The NeurIPS 2024 Erasing the Invisible challenge, in which competing teams attempted to remove watermarks from benchmark images, produced a winning solution that achieved 95.7 percent removal rates with negligible quality loss. That result was not a failure of watermarking research — it was the intended outcome of a stress test designed to expose vulnerabilities so they could be addressed in the next generation of systems. The challenge’s organizers explicitly framed the attack results as a roadmap for improving robustness. That framing captures something important about the current state of the field: the people building the attacks and the people building the defenses are largely the same research community, and the adversarial relationship between them is a mechanism for progress rather than a war of attrition.

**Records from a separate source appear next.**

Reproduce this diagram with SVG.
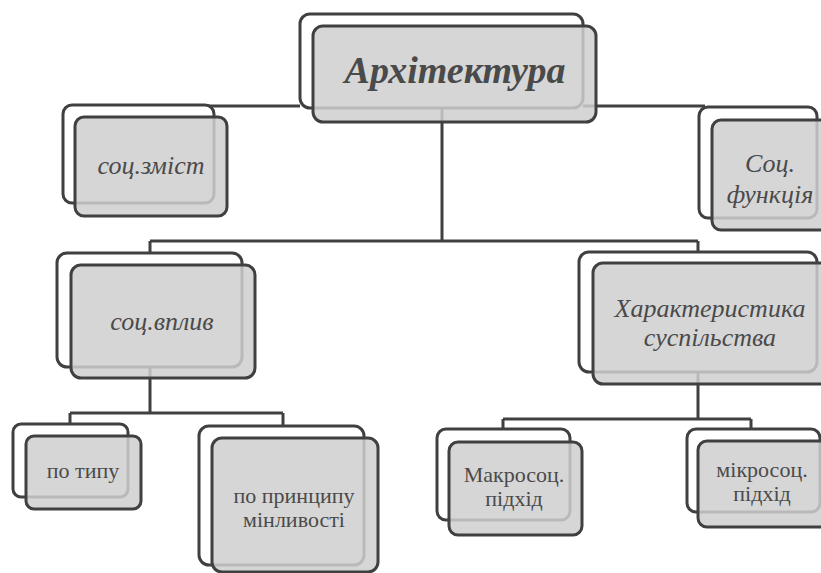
<svg xmlns="http://www.w3.org/2000/svg" width="821" height="573" viewBox="0 0 821 573">
<style>
.back{fill:#ffffff;stroke:#404040;stroke-width:3}
.front{fill:#cfcfcf;fill-opacity:0.85;stroke:#404040;stroke-width:3}
.conn{fill:none;stroke:#404040;stroke-width:3}
.t{font-family:"Liberation Serif","Times New Roman",serif;fill:#4a4a4a;text-anchor:middle}
.it{font-style:italic;font-size:26px}
.up{font-size:22px}
</style>
<rect width="821" height="573" fill="#ffffff"/>
<g id="connectors">
<path class="conn" d="M300,106 H200"/>
<path class="conn" d="M583,106 H705"/>
<path class="conn" d="M442,108 V241 M150,241 H698 M150,241 V253 M698,241 V252"/>
<path class="conn" d="M150,367 V413 M70,413 H283 M70,413 V424 M283,413 V426"/>
<path class="conn" d="M698,372 V419 M503,419 H751 M503,419 V429 M751,419 V429"/>
</g>
<g id="node-arch">
<rect class="back" x="300" y="14" width="283" height="94" rx="10"/>
<rect class="front" x="313" y="26" width="283" height="96" rx="10"/>
<text class="t" x="455" y="83" style="font-size:38px;font-style:italic;font-weight:bold">Архітектура</text>
</g>
<g id="node-zmist">
<rect class="back" x="63" y="105" width="151" height="98" rx="9"/>
<rect class="front" x="75" y="117" width="152" height="99" rx="9"/>
<text class="t it" x="151" y="174">соц.зміст</text>
</g>
<g id="node-funk">
<rect class="back" x="699" y="107" width="118" height="111" rx="9"/>
<rect class="front" x="712" y="120" width="120" height="110" rx="9"/>
<text class="t it" x="770" y="172">Соц.</text>
<text class="t it" x="770" y="203">функція</text>
</g>
<g id="node-vplyv">
<rect class="back" x="57" y="253" width="185" height="114" rx="10"/>
<rect class="front" x="71" y="265" width="184" height="113" rx="10"/>
<text class="t it" x="162" y="330">соц.вплив</text>
</g>
<g id="node-kharakt">
<rect class="back" x="579" y="252" width="238" height="120" rx="10"/>
<rect class="front" x="593" y="263" width="240" height="121" rx="10"/>
<text class="t it" x="710" y="317">Характеристика</text>
<text class="t it" x="710" y="346">суспільства</text>
</g>
<g id="node-typ">
<rect class="back" x="13" y="424" width="115" height="73" rx="8"/>
<rect class="front" x="26" y="436" width="115" height="73" rx="8"/>
<text class="t up" x="83" y="478">по типу</text>
</g>
<g id="node-pryntsyp">
<rect class="back" x="199" y="426" width="165" height="139" rx="10"/>
<rect class="front" x="212" y="438" width="166" height="134" rx="10"/>
<text class="t up" x="294" y="503">по принципу</text>
<text class="t up" x="294" y="527">мінливості</text>
</g>
<g id="node-makro">
<rect class="back" x="437" y="429" width="133" height="91" rx="9"/>
<rect class="front" x="449" y="442" width="133" height="93" rx="9"/>
<text class="t up" x="514" y="482">Макросоц.</text>
<text class="t up" x="514" y="506">підхід</text>
</g>
<g id="node-mikro">
<rect class="back" x="687" y="429" width="133" height="83" rx="9"/>
<rect class="front" x="698" y="441" width="134" height="86" rx="9"/>
<text class="t up" x="762" y="477">мікросоц.</text>
<text class="t up" x="762" y="501">підхід</text>
</g>
</svg>
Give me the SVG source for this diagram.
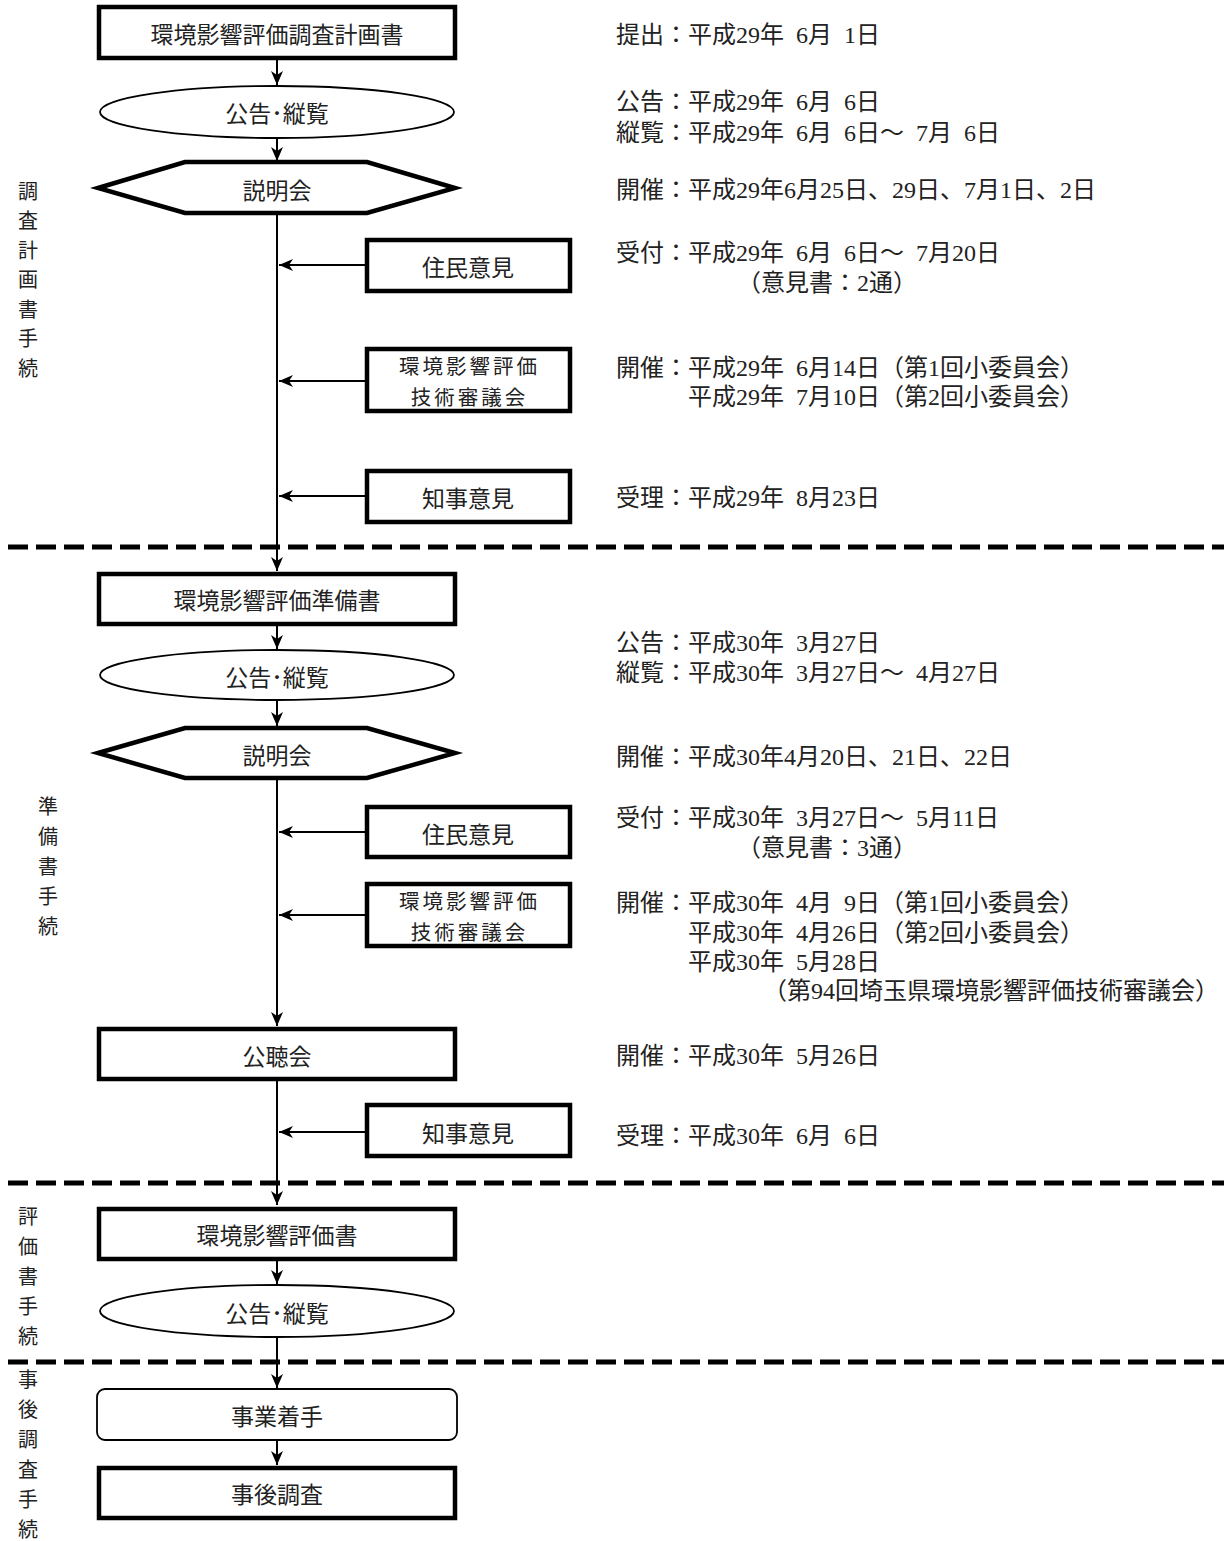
<svg xmlns="http://www.w3.org/2000/svg" width="1224" height="1541" viewBox="0 0 1224 1541">
<style>
.box{fill:#fff;stroke:#000;stroke-width:4.5}
.thin{fill:#fff;stroke:#000;stroke-width:1.8}
.lbl{font-family:"Noto Sans CJK JP",sans-serif;font-size:23px;fill:#222;text-anchor:middle;dominant-baseline:central}
.lbl2{font-family:"Noto Sans CJK JP",sans-serif;font-size:20.5px;letter-spacing:3px;fill:#222;text-anchor:middle;dominant-baseline:central}
.side{font-family:"Noto Sans CJK JP",sans-serif;font-size:20px;fill:#222;text-anchor:middle;dominant-baseline:central}
.note{font-family:"Liberation Serif","Noto Sans CJK JP",serif;font-size:24px;fill:#222;dominant-baseline:central}
.con{stroke:#000;stroke-width:2;fill:none;marker-end:url(#ah)}
.dash{stroke:#000;stroke-width:5;stroke-dasharray:20 8;fill:none}
</style>
<defs>
<marker id="ah" viewBox="0 0 14 12" refX="14" refY="6" markerWidth="14" markerHeight="12" markerUnits="userSpaceOnUse" orient="auto">
<path d="M0,0 L14,6 L0,12 L4,6 Z" fill="#000"/>
</marker>
</defs>
<rect width="1224" height="1541" fill="#fff"/>

<g id="dividers">
<line class="dash" x1="8" y1="547" x2="1224" y2="547"/>
<line class="dash" x1="8" y1="1183" x2="1224" y2="1183"/>
<line class="dash" x1="8" y1="1362" x2="1224" y2="1362"/>
</g>

<g id="connectors">
<line class="con" x1="277" y1="60" x2="277" y2="85"/>
<line class="con" x1="277" y1="138" x2="277" y2="161"/>
<line class="con" x1="277" y1="213" x2="277" y2="571"/>
<line class="con" x1="365" y1="265" x2="279" y2="265"/>
<line class="con" x1="365" y1="381" x2="279" y2="381"/>
<line class="con" x1="365" y1="496" x2="279" y2="496"/>
<line class="con" x1="277" y1="625" x2="277" y2="649"/>
<line class="con" x1="277" y1="700" x2="277" y2="726"/>
<line class="con" x1="277" y1="778" x2="277" y2="1026"/>
<line class="con" x1="365" y1="832" x2="279" y2="832"/>
<line class="con" x1="365" y1="915" x2="279" y2="915"/>
<line class="con" x1="277" y1="1080" x2="277" y2="1205"/>
<line class="con" x1="365" y1="1132" x2="279" y2="1132"/>
<line class="con" x1="277" y1="1259" x2="277" y2="1284"/>
<line class="con" x1="277" y1="1338" x2="277" y2="1388"/>
<line class="con" x1="277" y1="1440" x2="277" y2="1465"/>
</g>

<g id="phase1-label">
<text class="side" x="28" y="190">調</text>
<text class="side" x="28" y="219">査</text>
<text class="side" x="28" y="249">計</text>
<text class="side" x="28" y="278">画</text>
<text class="side" x="28" y="308">書</text>
<text class="side" x="28" y="337">手</text>
<text class="side" x="28" y="367">続</text>
</g>
<g id="phase2-label">
<text class="side" x="48" y="805">準</text>
<text class="side" x="48" y="835">備</text>
<text class="side" x="48" y="865">書</text>
<text class="side" x="48" y="895">手</text>
<text class="side" x="48" y="925">続</text>
</g>
<g id="phase3-label">
<text class="side" x="28" y="1215">評</text>
<text class="side" x="28" y="1245">価</text>
<text class="side" x="28" y="1275">書</text>
<text class="side" x="28" y="1305">手</text>
<text class="side" x="28" y="1335">続</text>
</g>
<g id="phase4-label">
<text class="side" x="28" y="1378">事</text>
<text class="side" x="28" y="1408">後</text>
<text class="side" x="28" y="1438">調</text>
<text class="side" x="28" y="1468">査</text>
<text class="side" x="28" y="1498">手</text>
<text class="side" x="28" y="1528">続</text>
</g>

<g id="n-plan">
<rect class="box" x="99" y="7" width="356" height="51"/>
<text class="lbl" x="277" y="33">環境影響評価調査計画書</text>
</g>
<g id="n-notice1">
<ellipse class="thin" cx="277" cy="112" rx="177" ry="26"/>
<text class="lbl" x="277" y="112">公告･縦覧</text>
</g>
<g id="n-briefing1">
<polygon class="box" points="98,188 185,162 367,162 455,188 367,213 185,213"/>
<text class="lbl" x="277" y="189">説明会</text>
</g>
<g id="n-resident1">
<rect class="box" x="367" y="240" width="203" height="51"/>
<text class="lbl" x="468" y="266">住民意見</text>
</g>
<g id="n-council1">
<rect class="box" x="367" y="349" width="203" height="62"/>
<text class="lbl2" x="469.5" y="365">環境影響評価</text>
<text class="lbl2" x="469.5" y="396">技術審議会</text>
</g>
<g id="n-governor1">
<rect class="box" x="367" y="471" width="203" height="51"/>
<text class="lbl" x="468" y="497">知事意見</text>
</g>

<g id="n-prep">
<rect class="box" x="99" y="574" width="356" height="50"/>
<text class="lbl" x="277" y="599">環境影響評価準備書</text>
</g>
<g id="n-notice2">
<ellipse class="thin" cx="277" cy="675" rx="177" ry="25"/>
<text class="lbl" x="277" y="676">公告･縦覧</text>
</g>
<g id="n-briefing2">
<polygon class="box" points="98,753 185,728 367,728 455,753 367,778 185,778"/>
<text class="lbl" x="277" y="754">説明会</text>
</g>
<g id="n-resident2">
<rect class="box" x="367" y="807" width="203" height="50"/>
<text class="lbl" x="468" y="833">住民意見</text>
</g>
<g id="n-council2">
<rect class="box" x="367" y="884" width="203" height="62"/>
<text class="lbl2" x="469.5" y="900">環境影響評価</text>
<text class="lbl2" x="469.5" y="931">技術審議会</text>
</g>
<g id="n-hearing">
<rect class="box" x="99" y="1029" width="356" height="50"/>
<text class="lbl" x="277" y="1055">公聴会</text>
</g>
<g id="n-governor2">
<rect class="box" x="367" y="1105" width="203" height="51"/>
<text class="lbl" x="468" y="1132">知事意見</text>
</g>

<g id="n-assess">
<rect class="box" x="99" y="1209" width="356" height="50"/>
<text class="lbl" x="277" y="1234">環境影響評価書</text>
</g>
<g id="n-notice3">
<ellipse class="thin" cx="277" cy="1311" rx="177" ry="26"/>
<text class="lbl" x="277" y="1312">公告･縦覧</text>
</g>
<g id="n-start">
<rect class="thin" x="97" y="1389" width="360" height="51" rx="8"/>
<text class="lbl" x="277" y="1415">事業着手</text>
</g>
<g id="n-followup">
<rect class="box" x="99" y="1468" width="356" height="50"/>
<text class="lbl" x="277" y="1493">事後調査</text>
</g>

<g id="notes1">
<text class="note" x="616" y="35">提出：平成29年&#8194;6月&#8194;1日</text>
<text class="note" x="616" y="102">公告：平成29年&#8194;6月&#8194;6日</text>
<text class="note" x="616" y="133">縦覧：平成29年&#8194;6月&#8194;6日～&#8194;7月&#8194;6日</text>
<text class="note" x="616" y="190">開催：平成29年6月25日、29日、7月1日、2日</text>
<text class="note" x="616" y="253">受付：平成29年&#8194;6月&#8194;6日～&#8194;7月20日</text>
<text class="note" x="737" y="283">（意見書：2通）</text>
<text class="note" x="616" y="368">開催：平成29年&#8194;6月14日（第1回小委員会）</text>
<text class="note" x="688" y="397">平成29年&#8194;7月10日（第2回小委員会）</text>
<text class="note" x="616" y="498">受理：平成29年&#8194;8月23日</text>
</g>
<g id="notes2">
<text class="note" x="616" y="643">公告：平成30年&#8194;3月27日</text>
<text class="note" x="616" y="673">縦覧：平成30年&#8194;3月27日～&#8194;4月27日</text>
<text class="note" x="616" y="757">開催：平成30年4月20日、21日、22日</text>
<text class="note" x="616" y="818">受付：平成30年&#8194;3月27日～&#8194;5月11日</text>
<text class="note" x="737" y="848">（意見書：3通）</text>
<text class="note" x="616" y="903">開催：平成30年&#8194;4月&#8194;9日（第1回小委員会）</text>
<text class="note" x="688" y="933">平成30年&#8194;4月26日（第2回小委員会）</text>
<text class="note" x="688" y="962">平成30年&#8194;5月28日</text>
<text class="note" x="763" y="991">（第94回埼玉県環境影響評価技術審議会）</text>
<text class="note" x="616" y="1056">開催：平成30年&#8194;5月26日</text>
<text class="note" x="616" y="1136">受理：平成30年&#8194;6月&#8194;6日</text>
</g>
</svg>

When the Pixel Holds Its Secret

The practical outlook for robust invisible watermarking in high-resolution images is neither triumphant nor pessimistic — it is a field in accelerating motion. The classical frequency-domain methods that formed the backbone of digital rights management for two decades are being supplemented and in some cases replaced by neural approaches that generalize better across diverse attack conditions. The hardest problem — surviving AI-based regeneration attacks while remaining fully imperceptible — is receiving intensive research attention, and systems like ROBIN and ZoDiac represent genuine progress toward that target. What the field has learned, after twenty-odd years of work, is that no single embedding strategy is sufficient against the full range of real-world threats, and that the most durable protection comes from layering approaches: frequency-domain robustness for compression attacks, attention-guided spatial distribution for geometric resilience, adversarial training for unknown threat generalization, and error-correcting codes to recover from partial damage. For a 50-megapixel image traveling across the internet to eventually surface on the wrong website, each of those layers is the difference between traceable and gone.